5. The infinite rooted binary tree is a graph with no cycles. There is one special vertex, the root 0, that has two edges, and every other edge has three edges. A Markov chain \((X_n)\) starts from 0, then at each time step, takes one of the edges coming out of the current vertex and moves along it to the neighbouring vertex. Note that a step can go away from the root or towards the root.
Figure 10.4: The first three-and-a-bit levels of the rooted binary tree.
By considering the distance of \((X_n)\) from the root, or otherwise, show that \((X_n)\) is transient.
Solution. We want to show that \(m_0\), the return probability to the root, is strictly less than 1.
Let \(Y_n\) be the distance of \(X_n\) from the root as suggested in the question. Then \(X_n\) returns to to the root if and only if \(Y_n\) returns to \(0\), so we can look at that instead.
If \((Y_n)\) is the distance from the root, than at each time step \(Y_{n+1} = Y_n + 1\) with probability \(\frac23\), if we take either of the two edges away from root, or \(Y_n = Y_n - 1\) with probability \(\frac13\), if we take the edge back towards the root. If \(Y_n = 0\) is at the root, then \(Y_{n+1} = Y_n+1\). So \((Y_n)\) is a simple random walk with positive drift \(p = \frac23 > \frac12\) and a reflecting barrier at \(0\), which is transient.
To prove it’s transient, we can use a conditioning on the first step argument to get \(m_0 = h_{10}\), and \[ h_{i\,0} = \tfrac23 h_{i+1\,0} + \tfrac23 h_{i-1,\,0} . \] The general solution is \[ h_{i0} = A + B\left(\tfrac12\right)^i , \] since \(\rho = \frac13 / \frac23 = \frac12\). The initial condition \(h_{00} = 1\) gives \(A + B = 1\), so \[ h_{i0} = 1 - B\left(1 - \left(\tfrac12\right)^i\right) , \] and non-negative minimlality requires \(B = 1\). Hence \[ h_{i0} = \left(\tfrac12\right)^i , \] and \(m_0 = h_{10} = \frac12 < 1\), as required.
6. “Every Markov chain on a finite state space has at least one stationary distribution.” Explain carefully why this is true. You may use facts from the notes or previous example sheets, provided that you state them clearly.

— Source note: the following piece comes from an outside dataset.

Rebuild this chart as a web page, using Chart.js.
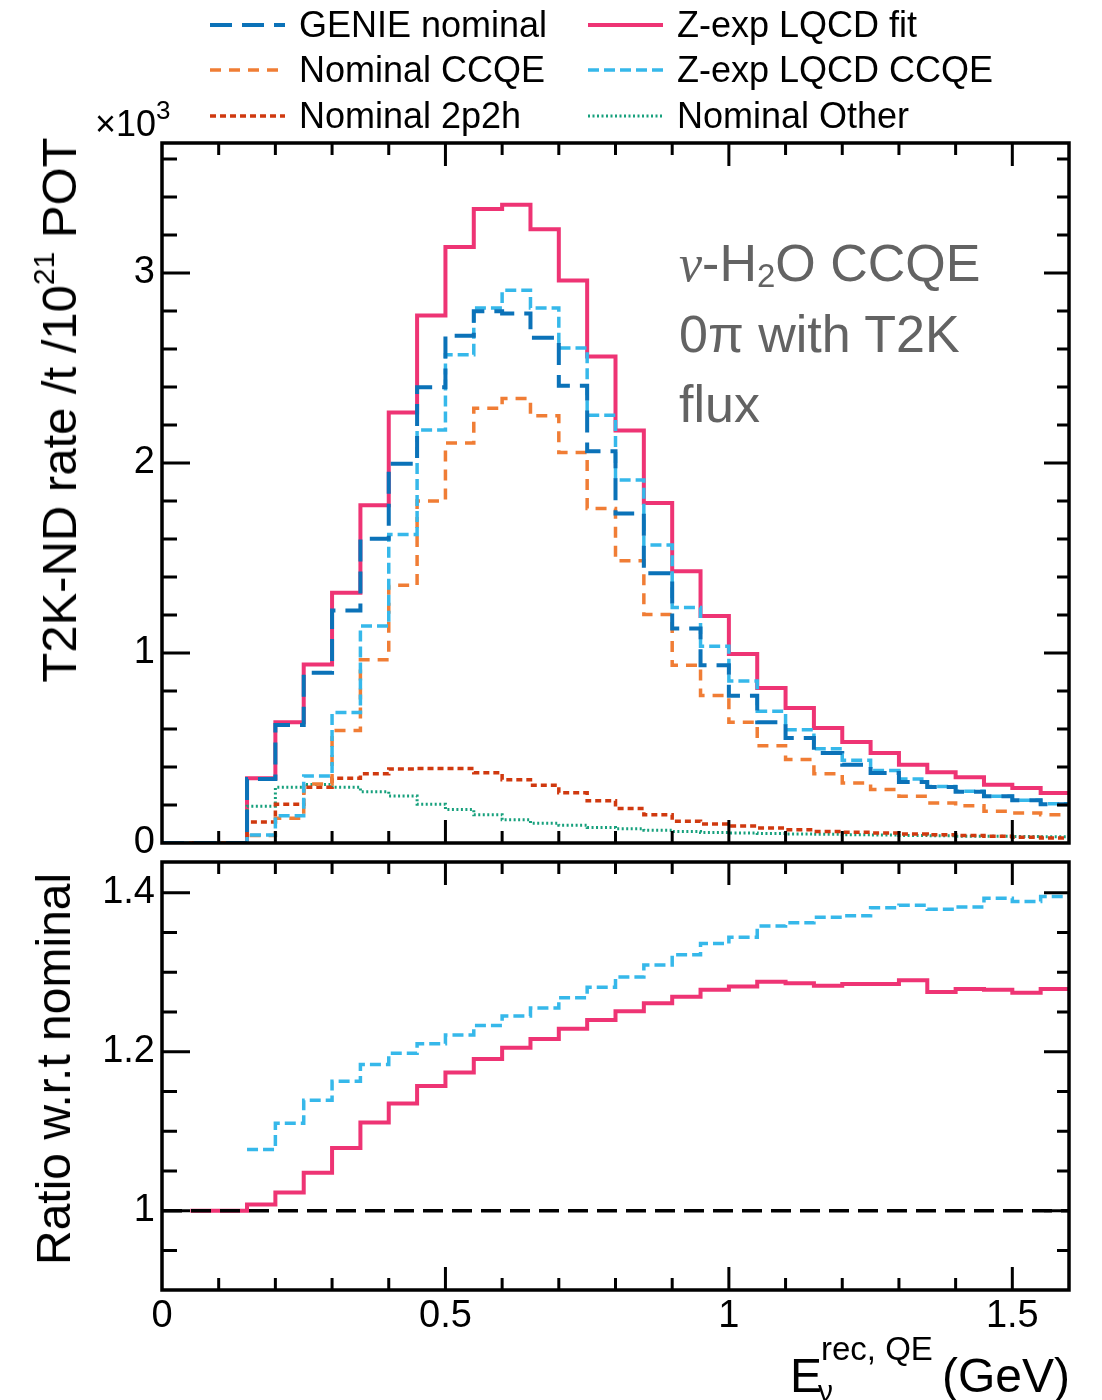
<!DOCTYPE html>
<html>
<head>
<meta charset="utf-8">
<script src="https://cdn.jsdelivr.net/npm/chart.js@4.4.0/dist/chart.umd.min.js"></script>
<style>
  body { margin: 0; background: #fff; }
  #wrap { position: relative; width: 1102px; height: 1400px; overflow: hidden;
          font-family: "Liberation Sans", Arial, Helvetica, sans-serif; color: #000; }
  canvas { position: absolute; left: 0; }
  #topChart { top: 0; }
  #ratioChart { top: 800px; }
  .t { position: absolute; white-space: nowrap; }
  #legend { position: absolute; left: 210px; top: 2px; display: grid;
            grid-template-columns: 378px 420px; grid-auto-rows: 45.5px; font-size: 36px; }
  #legend div { display: flex; align-items: center; }
  #legend svg { margin-right: 14px; }
  .ytitle { font-size: 49px; line-height: 56px; transform: translate(-50%, -50%) rotate(-90deg); }
  .ytitle sup { font-size: 30px; vertical-align: 22px; line-height: 0; }
  #note { left: 679px; top: 228px; font-size: 52px; line-height: 70px; color: #636363; }
  #note sub { font-size: 33px; vertical-align: -6px; line-height: 0; }
</style>
</head>
<body>
<div id="wrap">
  <canvas id="topChart" width="1102" height="900"></canvas>
  <canvas id="ratioChart" width="1102" height="600"></canvas>

  <div id="legend"></div>

  <div class="t" style="left:95px; top:104px; font-size:36px; line-height:40px;">×10<span style="font-size:26px; position:relative; top:-17px;">3</span></div>

  <div class="t ytitle" style="left:59px; top:410px;">T2K-ND rate /t /10<sup>21</sup> POT</div>
  <div class="t ytitle" style="left:54px; top:1069px; font-size:48px;">Ratio w.r.t nominal</div>

  <div class="t" id="note"><i style="font-family:'Liberation Serif', serif;">ν</i>-H<sub>2</sub>O CCQE<br>0π with T2K<br>flux</div>

  <div class="t" style="left:790px; top:1352px; font-size:48px; line-height:48px;">E</div>
  <div class="t" style="left:821px; top:1332px; font-size:33px; line-height:33px;">rec, QE</div>
  <div class="t" style="left:818px; top:1376px; font-size:30px; line-height:30px;">ν</div>
  <div class="t" style="right:32px; top:1352px; font-size:48px; line-height:48px;">(GeV)</div>
</div>

<script>
// bin edges of E_nu^{rec,QE} (GeV), 0.05 GeV wide
const binEdges = [0, 0.05, 0.1, 0.15, 0.2, 0.25, 0.3, 0.35, 0.4, 0.45, 0.5, 0.55, 0.6, 0.65, 0.7, 0.75, 0.8,
                  0.85, 0.9, 0.95, 1.0, 1.05, 1.1, 1.15, 1.2, 1.25, 1.3, 1.35, 1.4, 1.45, 1.5, 1.55, 1.6];

// rates in units of 10^3 /t /10^21 POT
const genieNominal = [0, 0, 0, 0.337, 0.621, 0.896, 1.224, 1.601, 1.996, 2.399, 2.670, 2.798, 2.787, 2.659, 2.406, 2.062,
                      1.734, 1.419, 1.129, 0.936, 0.775, 0.635, 0.553, 0.474, 0.412, 0.368, 0.321, 0.295, 0.270, 0.246, 0.225, 0.204];
const nominalCCQE  = [0, 0, 0, 0.039, 0.130, 0.310, 0.592, 0.965, 1.357, 1.800, 2.105, 2.288, 2.339, 2.248, 2.055, 1.760,
                      1.486, 1.202, 0.936, 0.776, 0.635, 0.512, 0.439, 0.365, 0.316, 0.281, 0.246, 0.211, 0.196, 0.167, 0.158, 0.149];
const nominal2p2h  = [0, 0, 0, 0.111, 0.204, 0.293, 0.341, 0.364, 0.390, 0.392, 0.392, 0.370, 0.333, 0.304, 0.264, 0.222,
                      0.182, 0.149, 0.115, 0.100, 0.090, 0.079, 0.070, 0.061, 0.056, 0.053, 0.047, 0.044, 0.039, 0.035, 0.030, 0.026];
const nominalOther = [0, 0, 0, 0.193, 0.293, 0.308, 0.293, 0.270, 0.248, 0.204, 0.176, 0.149, 0.122, 0.104, 0.093, 0.082,
                      0.075, 0.067, 0.060, 0.055, 0.053, 0.050, 0.048, 0.046, 0.044, 0.042, 0.040, 0.038, 0.036, 0.035, 0.034, 0.033];
const zexpFit      = [0, 0, 0, 0.341, 0.636, 0.940, 1.317, 1.778, 2.266, 2.776, 3.137, 3.337, 3.359, 3.230, 2.960, 2.561,
                      2.171, 1.789, 1.430, 1.195, 0.995, 0.816, 0.711, 0.605, 0.532, 0.474, 0.412, 0.372, 0.346, 0.307, 0.289, 0.263];
const zexpCCQE     = [0, 0, 0, 0.042, 0.144, 0.353, 0.687, 1.142, 1.623, 2.173, 2.570, 2.816, 2.909, 2.816, 2.605, 2.251,
                      1.911, 1.568, 1.239, 1.035, 0.852, 0.693, 0.596, 0.496, 0.435, 0.382, 0.337, 0.298, 0.272, 0.246, 0.225, 0.207];

// ratios w.r.t. nominal
const ratioFit  = [null, 1.0, 1.0, 1.008, 1.023, 1.048, 1.079, 1.111, 1.135, 1.157, 1.174, 1.191, 1.205, 1.216, 1.229, 1.240,
                   1.251, 1.261, 1.269, 1.278, 1.282, 1.288, 1.286, 1.283, 1.285, 1.285, 1.290, 1.275, 1.279, 1.278, 1.274, 1.279];
const ratioCCQE = [null, null, null, 1.077, 1.110, 1.139, 1.163, 1.184, 1.198, 1.210, 1.221, 1.233, 1.245, 1.255, 1.268, 1.281,
                   1.294, 1.309, 1.322, 1.336, 1.344, 1.358, 1.362, 1.369, 1.371, 1.381, 1.384, 1.379, 1.382, 1.393, 1.389, 1.395];
const ratioRef = 1;

const xTicks = [0, 0.5, 1, 1.5];
const rateTicks = [0, 1, 2, 3];
const ratioTicks = [1, 1.2, 1.4];

const FONT = '"Liberation Sans", Arial, Helvetica, sans-serif';

const styles = {
  genie: { label: 'GENIE nominal',    color: '#0b72b8', width: 4,   dash: [22, 10] },
  nccqe: { label: 'Nominal CCQE',     color: '#f07d35', width: 3.5, dash: [11, 8] },
  n2p2h: { label: 'Nominal 2p2h',     color: '#d0390f', width: 3.5, dash: [6, 4] },
  zfit:  { label: 'Z-exp LQCD fit',   color: '#ee3474', width: 4,   dash: [] },
  zccqe: { label: 'Z-exp LQCD CCQE',  color: '#36b8ea', width: 3.5, dash: [11, 5] },
  other: { label: 'Nominal Other',    color: '#16a07c', width: 3,   dash: [2, 2.5] }
};

// legend (two columns, drawn as html)
const legendOrder = ['genie', 'zfit', 'nccqe', 'zccqe', 'n2p2h', 'other'];
const legend = document.getElementById('legend');
legendOrder.forEach(k => {
  const s = styles[k];
  const d = document.createElement('div');
  d.innerHTML = '<svg width="75" height="12"><line x1="0" y1="6" x2="75" y2="6" stroke="' + s.color +
    '" stroke-width="' + s.width + '" stroke-dasharray="' + s.dash.join(' ') + '"/></svg><span>' + s.label + '</span>';
  legend.appendChild(d);
});

function histPoints(vals) {
  const pts = vals.map((v, i) => ({ x: binEdges[i], y: v }));
  pts.push({ x: binEdges[vals.length], y: vals[vals.length - 1] });
  return pts;
}

function histSet(key, vals) {
  const s = styles[key];
  return { label: s.label, data: histPoints(vals), borderColor: s.color, borderWidth: s.width,
           borderDash: s.dash, stepped: 'before', pointRadius: 0, fill: false,
           borderCapStyle: 'butt', borderJoinStyle: 'miter' };
}

function near(v, step) { return Math.abs(v / step - Math.round(v / step)) < 1e-6; }

// frame + inward ticks on all four sides (ROOT style)
const frameTicks = {
  id: 'frameTicks',
  afterDraw(chart, args, o) {
    const { ctx, chartArea: a } = chart;
    const x = chart.scales.x, y = chart.scales.y;
    ctx.save();
    ctx.strokeStyle = '#000';
    ctx.lineWidth = 3;
    ctx.beginPath();
    for (let i = 1; i * o.xStep < x.max - 1e-9; i++) {
      const v = i * o.xStep;
      const px = x.getPixelForValue(v);
      const len = near(v, o.xMajor) ? 23 : 12;
      ctx.moveTo(px, a.bottom); ctx.lineTo(px, a.bottom - len);
      ctx.moveTo(px, a.top); ctx.lineTo(px, a.top + len);
    }
    for (let i = 0; o.yStart + i * o.yStep < y.max - 1e-9; i++) {
      const v = o.yStart + i * o.yStep;
      if (v <= y.min + 1e-9) continue;
      const py = y.getPixelForValue(v);
      const maj = near(v, o.yMajor);
      ctx.moveTo(a.left, py); ctx.lineTo(a.left + (maj ? 28 : 15), py);
      ctx.moveTo(a.right, py); ctx.lineTo(a.right - (maj ? 25 : 12), py);
    }
    ctx.stroke();
    ctx.lineWidth = 3.5;
    ctx.strokeRect(a.left, a.top, a.right - a.left, a.bottom - a.top);
    ctx.restore();
  }
};

const tickFont = { family: FONT, size: 38 };

function yScale(min, max, list, pad) {
  return {
    type: 'linear', min: min, max: max,
    afterFit: s => { s.width = 162; },
    afterBuildTicks: s => { s.ticks = list.map(v => ({ value: v })); },
    grid: { display: false, drawTicks: false }, border: { display: false },
    ticks: { padding: pad, font: tickFont, color: '#000', autoSkip: false, callback: v => String(v) }
  };
}

new Chart(document.getElementById('topChart'), {
  type: 'line',
  data: {
    datasets: [
      histSet('genie', genieNominal),
      histSet('zccqe', zexpCCQE),
      histSet('nccqe', nominalCCQE),
      histSet('n2p2h', nominal2p2h),
      histSet('other', nominalOther),
      histSet('zfit', zexpFit)
    ]
  },
  options: {
    responsive: false, animation: false, events: [],
    layout: { padding: { left: 0, right: 33, top: 143, bottom: 57 } },
    plugins: { legend: { display: false }, tooltip: { enabled: false },
               frameTicks: { xStep: 0.1, xMajor: 0.5, yStart: 0, yStep: 0.2, yMajor: 1 } },
    scales: {
      x: { type: 'linear', min: 0, max: 1.6, display: false },
      y: yScale(0, 3.684, rateTicks, 7)
    }
  },
  plugins: [frameTicks]
});

// ratio panel: canvas starts at 800, plot frame 862..1290
new Chart(document.getElementById('ratioChart'), {
  type: 'line',
  data: {
    datasets: [
      { label: 'unity', data: [{ x: binEdges[0], y: ratioRef }, { x: binEdges[binEdges.length - 1], y: ratioRef }],
        borderColor: '#000', borderWidth: 3.5, borderDash: [20, 9], pointRadius: 0, fill: false, borderCapStyle: 'butt' },
      histSet('zccqe', ratioCCQE),
      histSet('zfit', ratioFit)
    ]
  },
  options: {
    responsive: false, animation: false, events: [],
    layout: { padding: { left: 0, right: 33, top: 62, bottom: 0 } },
    plugins: { legend: { display: false }, tooltip: { enabled: false },
               frameTicks: { xStep: 0.1, xMajor: 0.5, yStart: 0.9, yStep: 0.05, yMajor: 0.2 } },
    scales: {
      x: {
        type: 'linear', min: 0, max: 1.6,
        afterFit: s => { s.height = 110; },
        afterBuildTicks: s => { s.ticks = xTicks.map(v => ({ value: v })); },
        grid: { display: false, drawTicks: false }, border: { display: false },
        ticks: { padding: 4, font: tickFont, color: '#000', autoSkip: false, maxRotation: 0, callback: v => String(v) }
      },
      y: yScale(0.9005, 1.4385, ratioTicks, 7)
    }
  },
  plugins: [frameTicks]
});
</script>
</body>
</html>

Solution. In Problem Sheet 4, Question 3, we showed that every finite-state Markov chain has a closed communicating class. In lectures, we showed the finite closed communicating classes are positive recurrent. If we look at the Markov chain restricted to just such a positive recurrent and closed class, then that restricted Markov chain is irreducible and positive recurrent, so it has a stationary distribution \(\boldsymbol\pi\). Since the class is closed, we have a stationary distribution that is \(\boldsymbol\pi\) on the given closed class and \(0\) elsewhere.